─── Source data

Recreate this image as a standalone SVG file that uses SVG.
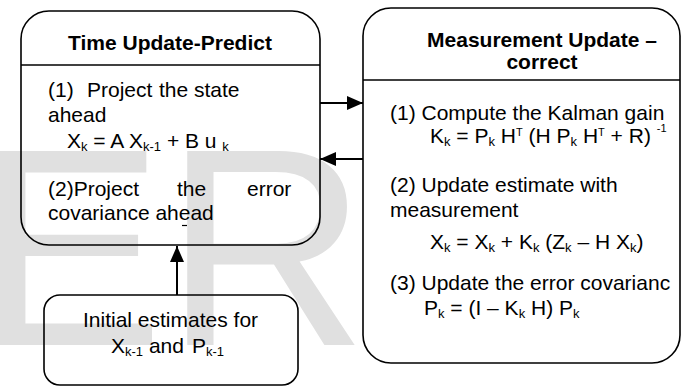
<svg xmlns="http://www.w3.org/2000/svg" width="689" height="387" viewBox="0 0 689 387">
  <defs>
    <marker id="ah" viewBox="0 0 16 14" refX="16" refY="7" markerWidth="16" markerHeight="14" markerUnits="userSpaceOnUse" orient="auto">
      <path d="M0,0 L16,7 L0,14 z" fill="#000"/>
    </marker>
    <style>
      .box { fill: none; stroke: #000; stroke-width: 1.6; }
      .div { stroke: #000; stroke-width: 1.6; }
      .t { font-family: "Liberation Sans", Arial, sans-serif; font-size: 21px; fill: #000; }
      .h { font-family: "Liberation Sans", Arial, sans-serif; font-size: 21px; font-weight: bold; fill: #000; text-anchor: middle; }
      .sub { font-size: 13px; }
      .sup { font-size: 11px; }
      .wm { font-family: "Liberation Sans", Arial, sans-serif; font-size: 282px; fill: #e0e0e0; }
      .conn { stroke: #000; stroke-width: 2; fill: none; marker-end: url(#ah); }
    </style>
  </defs>
  <rect width="689" height="387" fill="#fff"/>
  <text class="wm" x="-24" y="345">ER</text>

  <g id="time-update">
    <rect class="box" x="21" y="11" width="299" height="234" rx="28"/>
    <line class="div" x1="21" y1="65" x2="320" y2="65"/>
    <text class="h" x="170" y="50">Time Update-Predict</text>
    <text class="t" y="97"><tspan x="48">(1)</tspan><tspan x="87">Project</tspan><tspan x="159">the</tspan><tspan x="194">state</tspan></text>
    <text class="t" x="48" y="122">ahead</text>
    <text class="t" x="67" y="148">X<tspan class="sub" dy="3">k</tspan><tspan dy="-3"> = A X</tspan><tspan class="sub" dy="3">k-1</tspan><tspan dy="-3"> + B u </tspan><tspan class="sub" dy="3">k</tspan></text>
    <text class="t" y="196"><tspan x="48">(2)Project</tspan><tspan x="177">the</tspan><tspan x="247">error</tspan></text>
    <text class="t" x="48" y="220">covariance ahead</text>
    <line x1="182" y1="225.5" x2="187" y2="225.5" stroke="#000" stroke-width="1.2"/>
  </g>

  <g id="measurement-update">
    <rect class="box" x="363" y="8" width="317" height="355" rx="28"/>
    <line class="div" x1="363" y1="80" x2="680" y2="80"/>
    <text class="h" x="542" y="47">Measurement Update –</text>
    <text class="h" x="542" y="69">correct</text>
    <text class="t" x="390" y="120">(1) Compute the Kalman gain</text>
    <text class="t" x="430" y="143">K<tspan class="sub" dy="3">k</tspan><tspan dy="-3"> = P</tspan><tspan class="sub" dy="3">k</tspan><tspan dy="-3"> H</tspan><tspan class="sup" dy="-7">T</tspan><tspan dy="7"> (H P</tspan><tspan class="sub" dy="3">k</tspan><tspan dy="-3"> H</tspan><tspan class="sup" dy="-7">T</tspan><tspan dy="7"> + R) </tspan><tspan class="sup" dy="-11">-1</tspan></text>
    <text class="t" x="390" y="192">(2) Update estimate with</text>
    <text class="t" x="390" y="217">measurement</text>
    <text class="t" x="430" y="249">X<tspan class="sub" dy="3">k</tspan><tspan dy="-3"> = X</tspan><tspan class="sub" dy="3">k</tspan><tspan dy="-3"> + K</tspan><tspan class="sub" dy="3">k</tspan><tspan dy="-3"> (Z</tspan><tspan class="sub" dy="3">k</tspan><tspan dy="-3"> – H X</tspan><tspan class="sub" dy="3">k</tspan><tspan dy="-3">)</tspan></text>
    <text class="t" x="390" y="290">(3) Update the error covarianc</text>
    <text class="t" x="424" y="315">P<tspan class="sub" dy="3">k</tspan><tspan dy="-3"> = (I – K</tspan><tspan class="sub" dy="3">k</tspan><tspan dy="-3"> H) P</tspan><tspan class="sub" dy="3">k</tspan></text>
  </g>

  <g id="initial-estimates">
    <rect class="box" x="44" y="295" width="254" height="90" rx="16"/>
    <text class="t" x="83" y="327">Initial estimates for</text>
    <text class="t" y="353"><tspan x="111">X</tspan><tspan class="sub" dy="3">k-1</tspan><tspan dy="-3"> and</tspan><tspan x="192">P</tspan><tspan class="sub" dy="3">k-1</tspan></text>
  </g>

  <g id="connectors">
    <line class="conn" x1="320" y1="103" x2="363" y2="103"/>
    <line class="conn" x1="363" y1="159" x2="320" y2="159"/>
    <line class="conn" x1="177" y1="295" x2="177" y2="246"/>
  </g>
</svg>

──────

• [What the task requires]
Quote the material word for word, dropping any images it holds.

• [Exercise result]
Recreate this image as a standalone SVG file that uses SVG.
<svg xmlns="http://www.w3.org/2000/svg" width="689" height="387" viewBox="0 0 689 387">
  <defs>
    <marker id="ah" viewBox="0 0 16 14" refX="16" refY="7" markerWidth="16" markerHeight="14" markerUnits="userSpaceOnUse" orient="auto">
      <path d="M0,0 L16,7 L0,14 z" fill="#000"/>
    </marker>
    <style>
      .box { fill: none; stroke: #000; stroke-width: 1.6; }
      .div { stroke: #000; stroke-width: 1.6; }
      .t { font-family: "Liberation Sans", Arial, sans-serif; font-size: 21px; fill: #000; }
      .h { font-family: "Liberation Sans", Arial, sans-serif; font-size: 21px; font-weight: bold; fill: #000; text-anchor: middle; }
      .sub { font-size: 13px; }
      .sup { font-size: 11px; }
      .wm { font-family: "Liberation Sans", Arial, sans-serif; font-size: 282px; fill: #e0e0e0; }
      .conn { stroke: #000; stroke-width: 2; fill: none; marker-end: url(#ah); }
    </style>
  </defs>
  <rect width="689" height="387" fill="#fff"/>
  <text class="wm" x="-24" y="345">ER</text>

  <g id="time-update">
    <rect class="box" x="21" y="11" width="299" height="234" rx="28"/>
    <line class="div" x1="21" y1="65" x2="320" y2="65"/>
    <text class="h" x="170" y="50">Time Update-Predict</text>
    <text class="t" y="97"><tspan x="48">(1)</tspan><tspan x="87">Project</tspan><tspan x="159">the</tspan><tspan x="194">state</tspan></text>
    <text class="t" x="48" y="122">ahead</text>
    <text class="t" x="67" y="148">X<tspan class="sub" dy="3">k</tspan><tspan dy="-3"> = A X</tspan><tspan class="sub" dy="3">k-1</tspan><tspan dy="-3"> + B u </tspan><tspan class="sub" dy="3">k</tspan></text>
    <text class="t" y="196"><tspan x="48">(2)Project</tspan><tspan x="177">the</tspan><tspan x="247">error</tspan></text>
    <text class="t" x="48" y="220">covariance ahead</text>
    <line x1="182" y1="225.5" x2="187" y2="225.5" stroke="#000" stroke-width="1.2"/>
  </g>

  <g id="measurement-update">
    <rect class="box" x="363" y="8" width="317" height="355" rx="28"/>
    <line class="div" x1="363" y1="80" x2="680" y2="80"/>
    <text class="h" x="542" y="47">Measurement Update –</text>
    <text class="h" x="542" y="69">correct</text>
    <text class="t" x="390" y="120">(1) Compute the Kalman gain</text>
    <text class="t" x="430" y="143">K<tspan class="sub" dy="3">k</tspan><tspan dy="-3"> = P</tspan><tspan class="sub" dy="3">k</tspan><tspan dy="-3"> H</tspan><tspan class="sup" dy="-7">T</tspan><tspan dy="7"> (H P</tspan><tspan class="sub" dy="3">k</tspan><tspan dy="-3"> H</tspan><tspan class="sup" dy="-7">T</tspan><tspan dy="7"> + R) </tspan><tspan class="sup" dy="-11">-1</tspan></text>
    <text class="t" x="390" y="192">(2) Update estimate with</text>
    <text class="t" x="390" y="217">measurement</text>
    <text class="t" x="430" y="249">X<tspan class="sub" dy="3">k</tspan><tspan dy="-3"> = X</tspan><tspan class="sub" dy="3">k</tspan><tspan dy="-3"> + K</tspan><tspan class="sub" dy="3">k</tspan><tspan dy="-3"> (Z</tspan><tspan class="sub" dy="3">k</tspan><tspan dy="-3"> – H X</tspan><tspan class="sub" dy="3">k</tspan><tspan dy="-3">)</tspan></text>
    <text class="t" x="390" y="290">(3) Update the error covarianc</text>
    <text class="t" x="424" y="315">P<tspan class="sub" dy="3">k</tspan><tspan dy="-3"> = (I – K</tspan><tspan class="sub" dy="3">k</tspan><tspan dy="-3"> H) P</tspan><tspan class="sub" dy="3">k</tspan></text>
  </g>

  <g id="initial-estimates">
    <rect class="box" x="44" y="295" width="254" height="90" rx="16"/>
    <text class="t" x="83" y="327">Initial estimates for</text>
    <text class="t" y="353"><tspan x="111">X</tspan><tspan class="sub" dy="3">k-1</tspan><tspan dy="-3"> and</tspan><tspan x="192">P</tspan><tspan class="sub" dy="3">k-1</tspan></text>
  </g>

  <g id="connectors">
    <line class="conn" x1="320" y1="103" x2="363" y2="103"/>
    <line class="conn" x1="363" y1="159" x2="320" y2="159"/>
    <line class="conn" x1="177" y1="295" x2="177" y2="246"/>
  </g>
</svg>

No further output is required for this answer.